**What is needed**
Without the pictures, repeat the listing character for character.

**Source material**
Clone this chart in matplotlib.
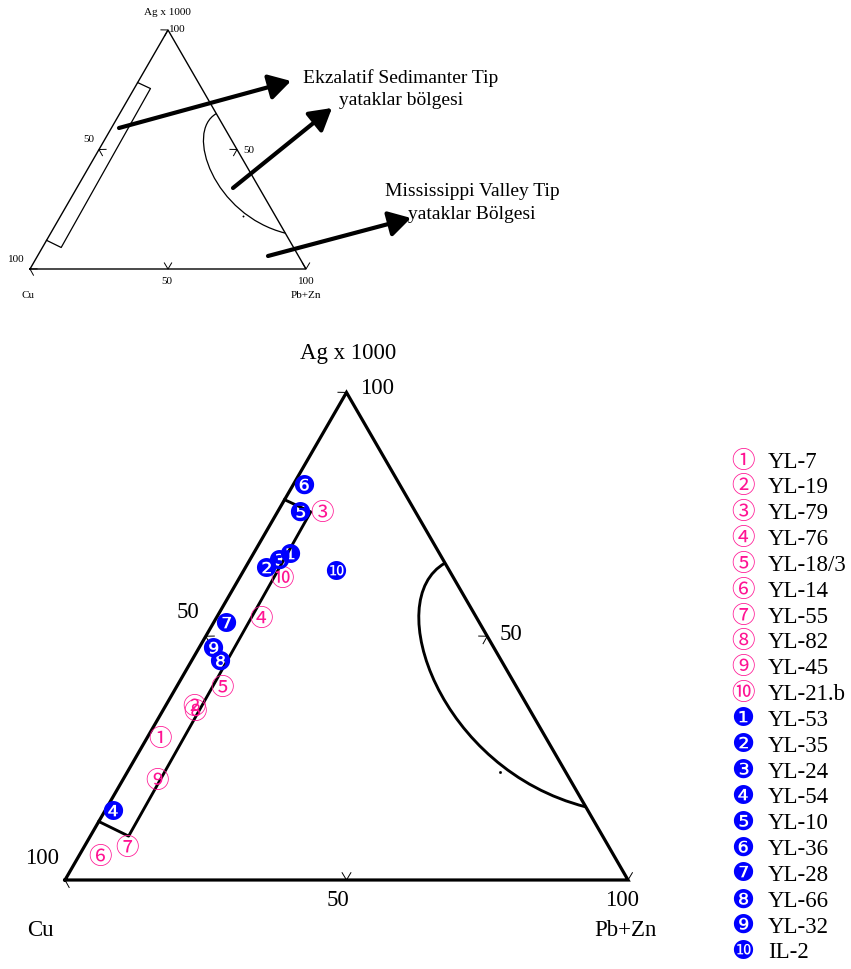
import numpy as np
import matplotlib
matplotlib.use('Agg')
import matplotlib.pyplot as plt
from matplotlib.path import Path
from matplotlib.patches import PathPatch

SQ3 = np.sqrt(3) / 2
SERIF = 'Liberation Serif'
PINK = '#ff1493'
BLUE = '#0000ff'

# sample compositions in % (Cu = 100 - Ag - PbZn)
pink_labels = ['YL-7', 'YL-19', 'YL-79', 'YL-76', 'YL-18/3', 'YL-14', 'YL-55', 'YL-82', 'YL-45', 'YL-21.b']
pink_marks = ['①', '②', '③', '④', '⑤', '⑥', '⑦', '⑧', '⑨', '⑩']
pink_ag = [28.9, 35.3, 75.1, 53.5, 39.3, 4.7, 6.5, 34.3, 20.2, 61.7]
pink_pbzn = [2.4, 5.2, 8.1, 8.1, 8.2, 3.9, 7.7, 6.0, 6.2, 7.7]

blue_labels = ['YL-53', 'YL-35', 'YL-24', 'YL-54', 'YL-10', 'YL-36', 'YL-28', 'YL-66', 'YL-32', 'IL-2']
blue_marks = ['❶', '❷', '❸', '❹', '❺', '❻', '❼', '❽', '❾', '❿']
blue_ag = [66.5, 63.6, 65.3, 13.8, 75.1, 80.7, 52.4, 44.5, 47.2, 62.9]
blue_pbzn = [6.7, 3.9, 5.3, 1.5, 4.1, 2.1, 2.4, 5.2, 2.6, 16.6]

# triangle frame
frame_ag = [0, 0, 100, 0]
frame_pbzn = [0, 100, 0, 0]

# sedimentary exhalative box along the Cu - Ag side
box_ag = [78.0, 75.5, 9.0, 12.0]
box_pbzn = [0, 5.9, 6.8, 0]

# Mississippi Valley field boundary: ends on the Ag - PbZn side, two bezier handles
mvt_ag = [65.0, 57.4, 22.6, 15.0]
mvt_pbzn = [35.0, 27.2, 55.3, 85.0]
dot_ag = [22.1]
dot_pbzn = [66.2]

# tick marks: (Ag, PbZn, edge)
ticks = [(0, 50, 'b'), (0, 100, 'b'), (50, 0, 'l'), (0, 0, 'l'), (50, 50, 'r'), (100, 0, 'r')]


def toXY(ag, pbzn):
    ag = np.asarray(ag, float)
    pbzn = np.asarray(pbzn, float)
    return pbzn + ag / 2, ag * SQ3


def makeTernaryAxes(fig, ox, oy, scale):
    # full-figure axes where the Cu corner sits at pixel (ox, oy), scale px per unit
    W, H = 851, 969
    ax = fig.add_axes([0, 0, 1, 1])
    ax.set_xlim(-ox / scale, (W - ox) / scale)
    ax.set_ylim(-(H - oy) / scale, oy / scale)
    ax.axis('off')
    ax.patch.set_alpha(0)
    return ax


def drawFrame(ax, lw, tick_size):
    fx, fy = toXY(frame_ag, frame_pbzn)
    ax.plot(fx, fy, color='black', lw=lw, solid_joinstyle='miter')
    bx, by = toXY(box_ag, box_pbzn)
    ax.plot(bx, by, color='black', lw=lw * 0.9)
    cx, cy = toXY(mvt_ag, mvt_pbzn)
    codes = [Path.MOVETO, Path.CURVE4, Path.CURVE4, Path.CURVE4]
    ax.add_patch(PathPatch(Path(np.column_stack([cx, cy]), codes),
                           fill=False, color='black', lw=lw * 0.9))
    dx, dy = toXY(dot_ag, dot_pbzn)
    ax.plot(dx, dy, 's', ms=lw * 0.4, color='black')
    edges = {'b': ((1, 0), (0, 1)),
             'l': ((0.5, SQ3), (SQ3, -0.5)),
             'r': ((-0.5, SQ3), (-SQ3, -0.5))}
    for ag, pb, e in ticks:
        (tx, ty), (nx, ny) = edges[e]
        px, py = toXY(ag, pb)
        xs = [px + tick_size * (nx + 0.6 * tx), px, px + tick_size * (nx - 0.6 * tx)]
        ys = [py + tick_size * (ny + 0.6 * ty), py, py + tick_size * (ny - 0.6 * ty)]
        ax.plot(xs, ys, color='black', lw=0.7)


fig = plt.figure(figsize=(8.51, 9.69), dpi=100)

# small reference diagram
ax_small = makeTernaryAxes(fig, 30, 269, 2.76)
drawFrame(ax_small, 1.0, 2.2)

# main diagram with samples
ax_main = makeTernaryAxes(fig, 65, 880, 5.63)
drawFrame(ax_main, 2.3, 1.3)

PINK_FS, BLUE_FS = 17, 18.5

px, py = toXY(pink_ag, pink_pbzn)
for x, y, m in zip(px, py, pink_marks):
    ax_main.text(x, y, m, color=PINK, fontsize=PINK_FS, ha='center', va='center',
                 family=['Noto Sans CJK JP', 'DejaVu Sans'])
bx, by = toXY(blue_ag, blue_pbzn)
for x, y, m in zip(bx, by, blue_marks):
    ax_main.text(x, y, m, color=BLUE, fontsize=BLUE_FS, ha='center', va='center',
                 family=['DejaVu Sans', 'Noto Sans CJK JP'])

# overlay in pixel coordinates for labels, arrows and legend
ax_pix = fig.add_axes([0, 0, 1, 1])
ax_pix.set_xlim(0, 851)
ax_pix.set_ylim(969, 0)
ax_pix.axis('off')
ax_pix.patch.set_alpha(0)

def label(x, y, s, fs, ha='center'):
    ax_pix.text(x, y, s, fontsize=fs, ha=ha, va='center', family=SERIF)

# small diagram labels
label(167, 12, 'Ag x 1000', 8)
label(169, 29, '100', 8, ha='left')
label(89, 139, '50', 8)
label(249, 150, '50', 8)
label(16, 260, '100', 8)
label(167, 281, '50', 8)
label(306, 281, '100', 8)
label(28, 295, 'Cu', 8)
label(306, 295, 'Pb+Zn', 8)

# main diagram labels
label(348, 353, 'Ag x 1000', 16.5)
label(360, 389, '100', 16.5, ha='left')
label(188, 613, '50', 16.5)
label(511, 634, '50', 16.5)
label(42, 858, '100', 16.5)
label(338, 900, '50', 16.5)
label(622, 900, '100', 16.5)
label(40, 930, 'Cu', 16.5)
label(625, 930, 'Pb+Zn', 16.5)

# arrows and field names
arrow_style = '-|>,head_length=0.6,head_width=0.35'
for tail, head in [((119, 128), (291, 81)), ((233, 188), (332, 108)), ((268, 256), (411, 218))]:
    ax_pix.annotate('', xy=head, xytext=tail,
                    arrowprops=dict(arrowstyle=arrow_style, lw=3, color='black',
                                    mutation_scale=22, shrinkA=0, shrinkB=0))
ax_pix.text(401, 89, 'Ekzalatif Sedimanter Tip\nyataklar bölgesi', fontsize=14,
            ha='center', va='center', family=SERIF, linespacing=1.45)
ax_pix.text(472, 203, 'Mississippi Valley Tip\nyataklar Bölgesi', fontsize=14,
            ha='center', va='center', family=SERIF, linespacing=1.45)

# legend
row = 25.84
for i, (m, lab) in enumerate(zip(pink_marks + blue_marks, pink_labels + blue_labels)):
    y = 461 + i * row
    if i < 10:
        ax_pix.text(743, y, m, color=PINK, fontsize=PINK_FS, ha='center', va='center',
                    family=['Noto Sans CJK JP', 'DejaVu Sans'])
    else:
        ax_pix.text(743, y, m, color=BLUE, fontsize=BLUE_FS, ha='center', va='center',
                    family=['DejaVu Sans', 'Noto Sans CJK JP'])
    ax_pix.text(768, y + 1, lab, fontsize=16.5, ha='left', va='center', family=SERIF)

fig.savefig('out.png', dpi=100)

**Written answer**
Clone this chart in matplotlib.
import numpy as np
import matplotlib
matplotlib.use('Agg')
import matplotlib.pyplot as plt
from matplotlib.path import Path
from matplotlib.patches import PathPatch

SQ3 = np.sqrt(3) / 2
SERIF = 'Liberation Serif'
PINK = '#ff1493'
BLUE = '#0000ff'

# sample compositions in % (Cu = 100 - Ag - PbZn)
pink_labels = ['YL-7', 'YL-19', 'YL-79', 'YL-76', 'YL-18/3', 'YL-14', 'YL-55', 'YL-82', 'YL-45', 'YL-21.b']
pink_marks = ['①', '②', '③', '④', '⑤', '⑥', '⑦', '⑧', '⑨', '⑩']
pink_ag = [28.9, 35.3, 75.1, 53.5, 39.3, 4.7, 6.5, 34.3, 20.2, 61.7]
pink_pbzn = [2.4, 5.2, 8.1, 8.1, 8.2, 3.9, 7.7, 6.0, 6.2, 7.7]

blue_labels = ['YL-53', 'YL-35', 'YL-24', 'YL-54', 'YL-10', 'YL-36', 'YL-28', 'YL-66', 'YL-32', 'IL-2']
blue_marks = ['❶', '❷', '❸', '❹', '❺', '❻', '❼', '❽', '❾', '❿']
blue_ag = [66.5, 63.6, 65.3, 13.8, 75.1, 80.7, 52.4, 44.5, 47.2, 62.9]
blue_pbzn = [6.7, 3.9, 5.3, 1.5, 4.1, 2.1, 2.4, 5.2, 2.6, 16.6]

# triangle frame
frame_ag = [0, 0, 100, 0]
frame_pbzn = [0, 100, 0, 0]

# sedimentary exhalative box along the Cu - Ag side
box_ag = [78.0, 75.5, 9.0, 12.0]
box_pbzn = [0, 5.9, 6.8, 0]

# Mississippi Valley field boundary: ends on the Ag - PbZn side, two bezier handles
mvt_ag = [65.0, 57.4, 22.6, 15.0]
mvt_pbzn = [35.0, 27.2, 55.3, 85.0]
dot_ag = [22.1]
dot_pbzn = [66.2]

# tick marks: (Ag, PbZn, edge)
ticks = [(0, 50, 'b'), (0, 100, 'b'), (50, 0, 'l'), (0, 0, 'l'), (50, 50, 'r'), (100, 0, 'r')]


def toXY(ag, pbzn):
    ag = np.asarray(ag, float)
    pbzn = np.asarray(pbzn, float)
    return pbzn + ag / 2, ag * SQ3


def makeTernaryAxes(fig, ox, oy, scale):
    # full-figure axes where the Cu corner sits at pixel (ox, oy), scale px per unit
    W, H = 851, 969
    ax = fig.add_axes([0, 0, 1, 1])
    ax.set_xlim(-ox / scale, (W - ox) / scale)
    ax.set_ylim(-(H - oy) / scale, oy / scale)
    ax.axis('off')
    ax.patch.set_alpha(0)
    return ax


def drawFrame(ax, lw, tick_size):
    fx, fy = toXY(frame_ag, frame_pbzn)
    ax.plot(fx, fy, color='black', lw=lw, solid_joinstyle='miter')
    bx, by = toXY(box_ag, box_pbzn)
    ax.plot(bx, by, color='black', lw=lw * 0.9)
    cx, cy = toXY(mvt_ag, mvt_pbzn)
    codes = [Path.MOVETO, Path.CURVE4, Path.CURVE4, Path.CURVE4]
    ax.add_patch(PathPatch(Path(np.column_stack([cx, cy]), codes),
                           fill=False, color='black', lw=lw * 0.9))
    dx, dy = toXY(dot_ag, dot_pbzn)
    ax.plot(dx, dy, 's', ms=lw * 0.4, color='black')
    edges = {'b': ((1, 0), (0, 1)),
             'l': ((0.5, SQ3), (SQ3, -0.5)),
             'r': ((-0.5, SQ3), (-SQ3, -0.5))}
    for ag, pb, e in ticks:
        (tx, ty), (nx, ny) = edges[e]
        px, py = toXY(ag, pb)
        xs = [px + tick_size * (nx + 0.6 * tx), px, px + tick_size * (nx - 0.6 * tx)]
        ys = [py + tick_size * (ny + 0.6 * ty), py, py + tick_size * (ny - 0.6 * ty)]
        ax.plot(xs, ys, color='black', lw=0.7)


fig = plt.figure(figsize=(8.51, 9.69), dpi=100)

# small reference diagram
ax_small = makeTernaryAxes(fig, 30, 269, 2.76)
drawFrame(ax_small, 1.0, 2.2)

# main diagram with samples
ax_main = makeTernaryAxes(fig, 65, 880, 5.63)
drawFrame(ax_main, 2.3, 1.3)

PINK_FS, BLUE_FS = 17, 18.5

px, py = toXY(pink_ag, pink_pbzn)
for x, y, m in zip(px, py, pink_marks):
    ax_main.text(x, y, m, color=PINK, fontsize=PINK_FS, ha='center', va='center',
                 family=['Noto Sans CJK JP', 'DejaVu Sans'])
bx, by = toXY(blue_ag, blue_pbzn)
for x, y, m in zip(bx, by, blue_marks):
    ax_main.text(x, y, m, color=BLUE, fontsize=BLUE_FS, ha='center', va='center',
                 family=['DejaVu Sans', 'Noto Sans CJK JP'])

# overlay in pixel coordinates for labels, arrows and legend
ax_pix = fig.add_axes([0, 0, 1, 1])
ax_pix.set_xlim(0, 851)
ax_pix.set_ylim(969, 0)
ax_pix.axis('off')
ax_pix.patch.set_alpha(0)

def label(x, y, s, fs, ha='center'):
    ax_pix.text(x, y, s, fontsize=fs, ha=ha, va='center', family=SERIF)

# small diagram labels
label(167, 12, 'Ag x 1000', 8)
label(169, 29, '100', 8, ha='left')
label(89, 139, '50', 8)
label(249, 150, '50', 8)
label(16, 260, '100', 8)
label(167, 281, '50', 8)
label(306, 281, '100', 8)
label(28, 295, 'Cu', 8)
label(306, 295, 'Pb+Zn', 8)

# main diagram labels
label(348, 353, 'Ag x 1000', 16.5)
label(360, 389, '100', 16.5, ha='left')
label(188, 613, '50', 16.5)
label(511, 634, '50', 16.5)
label(42, 858, '100', 16.5)
label(338, 900, '50', 16.5)
label(622, 900, '100', 16.5)
label(40, 930, 'Cu', 16.5)
label(625, 930, 'Pb+Zn', 16.5)

# arrows and field names
arrow_style = '-|>,head_length=0.6,head_width=0.35'
for tail, head in [((119, 128), (291, 81)), ((233, 188), (332, 108)), ((268, 256), (411, 218))]:
    ax_pix.annotate('', xy=head, xytext=tail,
                    arrowprops=dict(arrowstyle=arrow_style, lw=3, color='black',
                                    mutation_scale=22, shrinkA=0, shrinkB=0))
ax_pix.text(401, 89, 'Ekzalatif Sedimanter Tip\nyataklar bölgesi', fontsize=14,
            ha='center', va='center', family=SERIF, linespacing=1.45)
ax_pix.text(472, 203, 'Mississippi Valley Tip\nyataklar Bölgesi', fontsize=14,
            ha='center', va='center', family=SERIF, linespacing=1.45)

# legend
row = 25.84
for i, (m, lab) in enumerate(zip(pink_marks + blue_marks, pink_labels + blue_labels)):
    y = 461 + i * row
    if i < 10:
        ax_pix.text(743, y, m, color=PINK, fontsize=PINK_FS, ha='center', va='center',
                    family=['Noto Sans CJK JP', 'DejaVu Sans'])
    else:
        ax_pix.text(743, y, m, color=BLUE, fontsize=BLUE_FS, ha='center', va='center',
                    family=['DejaVu Sans', 'Noto Sans CJK JP'])
    ax_pix.text(768, y + 1, lab, fontsize=16.5, ha='left', va='center', family=SERIF)

fig.savefig('out.png', dpi=100)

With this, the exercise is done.